KAYBOLMAK ÜZERE OLAN BİR MESLEK

Cezaevinin dış görünüşü ile ilgili bir fotoğrafı ise Gazetemizde bulduk. 1991 yılında Taşova Kapalı cezaevinde düzenlenen o zaman revaçta olan ciltçilik öğretimi için cezaevindeki tutuklulara yönelik dönemin Halk Eğitim Merkezi Müdürü Hüseyin Aytaç tarafından Osman Gürbüz’e  ciltçilik kursu açtırılmış. Sosyal medya ve internetin en büyük etkileşimine giren kitap, dergi ve gazete neredeyse son demlerini yaşıyor.

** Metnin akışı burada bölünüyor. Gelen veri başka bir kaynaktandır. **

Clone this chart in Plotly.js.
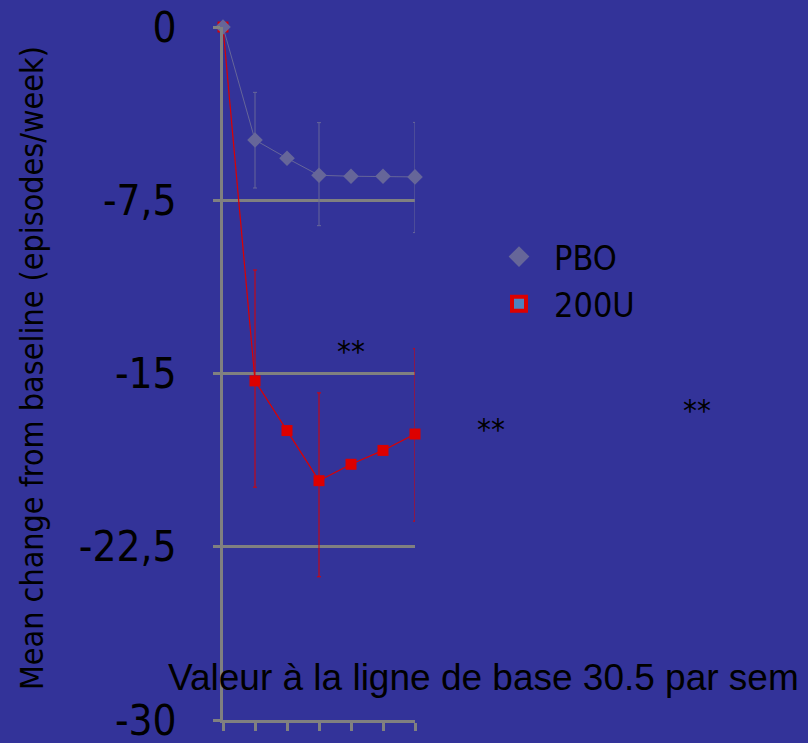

Kitaplar ev ve işyerlerinde lüzumsuz bir yük görülüp hurdaya verilirken, gazeteler kahvaltı veya yemek yenirken masaya seriliyor.

Dönemin Başsavcısı Alaattin Demir’in ciltçilik kursu sonunda tutuklularla çekindiği fotoğrafta gardiyanlar: merhum Abdullah Şahin, Kemal Ünlüsoy ve Mehmet Kayıkçı’yı görüyoruz. Yine diğer bir fotoğrafta o dönem Adliyede Hakim Mehmet Muti Yersel’ın bir mahkuma sertifikasını verirken bir enstantane.

Bir diğer fotoğrafta ise dönemin Kaymakamlık Sosyal Yardımlaşma ve Dayanışma Vakfı (Fak-Fuk-Fon) Müdürü Niyazi Ceylan büyüğümüz.

Aramızdan ayrılanlara Cenab-ı Allah’tan rahmet, kalanlara sağlıklı, huzurlu uzun ömürler diliyoruz.

Son bir not olarak İlçemiz Kaymakamlığı resmi internet sitesinin Tarihçe bölümünün son paragrafı ile sizleri başbaşa bırakıyoruz: “Taşova’nın kültürel mirasları turizmi alevlendirebilecek düzeydedir. Taşova çevresinde yapılan kazılarda, Romalılarda, Hititler den, Osmanlılardan kalma, tarihi buluntular, Alpaslan ve Amasya müzelerinde sergilenmektedir. İlçemizde müzenin olmayışı, bu tarihi mirasların, ilçemiz dışında sergilenmesini zorunlu kılmaktadır. Ancak ilçemizde bulunan taştan yapılmış ve kullanılmayan bir bina var ki, müze amaçlı kullanım için birebirdir. Bina daha önce, Adalet bakanlığına bağlı olarak Taşova cezaevi olarak hizmet verirken, cezaevinin kaldırılmasıyla boş kalmış ve tüm güzelliğiyle, tarihi eserlerin sergilenmesini beklemektedir.”